Choctaw artist holds flute-making workshop at the Museum of the Red River

native American Flute

Idabel, OK (March 7, 2019)—Presley Byington will lead a flute-making workshop on March 23, from 10 am to 3:00 pm. Byington is an accomplished Choctaw dancer, flutist, and flute maker. The class will break at noon for a potluck lunch and resume at 1:00 pm. The workshop is capped at 10 people and cost $45. Interested individuals register online or by calling (580) 286 – 3616.

Humans used flutes as early as 40,000 years ago—if not sooner. Archaeologists are unsure when they were first used in North America. It’s possible they were introduced by external groups. However, it’s also possible that they were developed independently of any external influence. For example, several legends reference birds who drilled holes into branches. When the wind blew along the holes, people heard music and eventually, created flutes.
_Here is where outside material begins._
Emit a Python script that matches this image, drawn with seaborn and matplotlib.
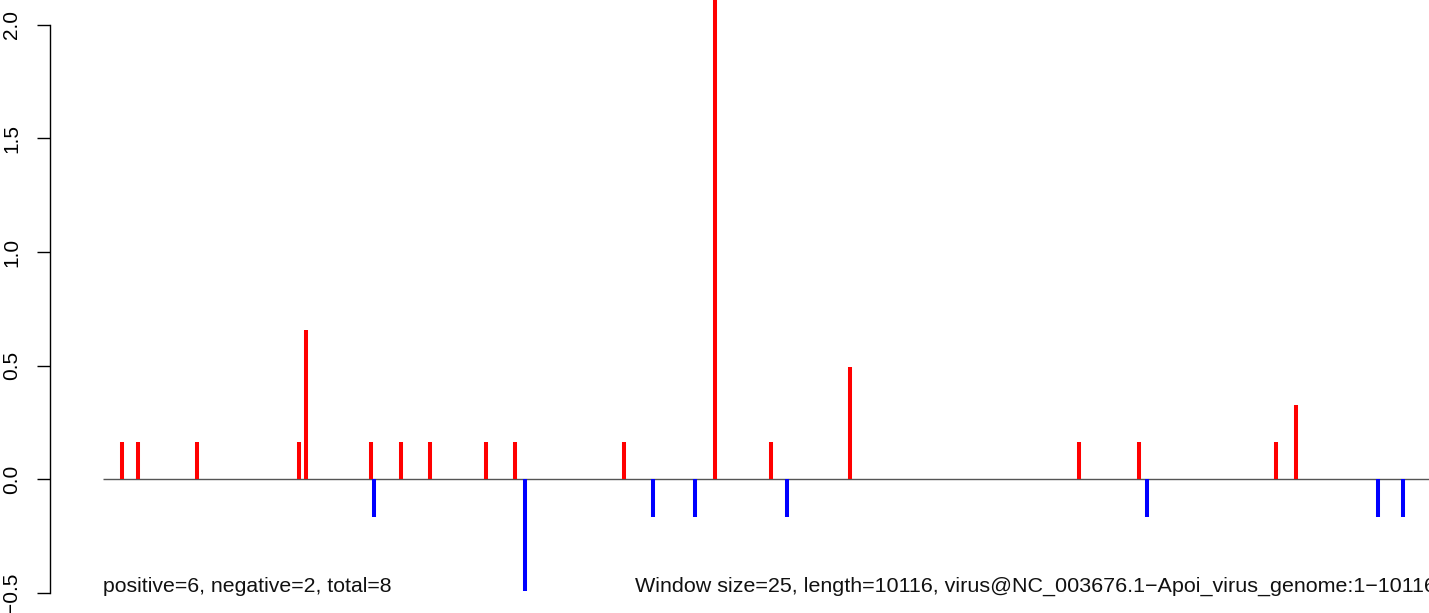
import matplotlib
matplotlib.use("Agg")
import matplotlib.pyplot as plt
import seaborn as sns

# positions (bp) and scores
red_pos = [144, 262, 709, 1483, 1536, 2027, 2252, 2471, 2895, 3114,
           3940, 4632, 5050, 5648, 7383, 7834, 8871, 9023]
red_val = [0.165, 0.165, 0.165, 0.165, 0.657, 0.165, 0.165, 0.165, 0.165, 0.165,
           0.165, 2.5, 0.165, 0.494, 0.165, 0.165, 0.165, 0.327]
blue_pos = [2048, 3190, 4160, 4480, 5177, 7900, 9641, 9837]
blue_val = [-0.163, -0.489, -0.163, -0.163, -0.163, -0.163, -0.163, -0.163]
y_ticks = [-0.5, 0.0, 0.5, 1.0, 1.5, 2.0]
genome_len = 10116
left_note = "positive=6, negative=2, total=8"
right_note = "Window size=25, length=10116, virus@NC_003676.1\u2212Apoi_virus_genome:1\u221210116"

sns.set_theme(style="ticks")
plt.rcParams['font.family'] = ['Liberation Sans', 'DejaVu Sans']

fig = plt.figure(figsize=(14.29, 6.13), dpi=100)
ax = fig.add_axes([50 / 1429, 0, 1 - 50 / 1429, 1])

ax.hlines(0, 0, genome_len, color='#555555', lw=1.0, zorder=1)
ax.vlines(red_pos, 0, red_val, colors='red', lw=2.9, zorder=2)
ax.vlines(blue_pos, 0, blue_val, colors='blue', lw=2.9, zorder=2)

ax.set_xlim(-401, 10030)
ax.set_ylim(-0.587, 2.108)
ax.set_yticks(y_ticks)
ax.set_yticklabels([f"{t:.1f}".replace('-', '\u2212') for t in y_ticks])
ax.set_xticks([])
ax.tick_params(axis='y', length=9.4, width=1.0, pad=11.5, labelsize=15,
               labelrotation=90, colors='black', direction='out')
for lbl in ax.get_yticklabels():
    lbl.set_va('center')

sns.despine(ax=ax, top=True, right=True, bottom=True, left=False)
ax.spines['left'].set_bounds(-0.5, 2.0)
ax.spines['left'].set_linewidth(1.0)
ax.spines['left'].set_color('black')
ax.patch.set_alpha(0)

ax.text(0, -0.494, left_note, fontsize=15.3, ha='left', va='baseline', color='#111111')
ax.text(4024, -0.494, right_note, fontsize=15.45, ha='left', va='baseline', color='#111111',
        clip_on=False)

fig.savefig("out.png", dpi=100, facecolor='white')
Flutes played an important role in traditional native American culture. Native American chiefs used them to welcome or entertain guests. Flutes were also used during sporting and courting events, on the battlefield, and by medicine men. The late 1960s saw an increased interest in native American music. This gave rise to several prominent flutists, including Doc Tate Nevaquaya, R. Carlos Nakai, and Mary Youngblood. The latter is the first native American women to win two Grammy Awards.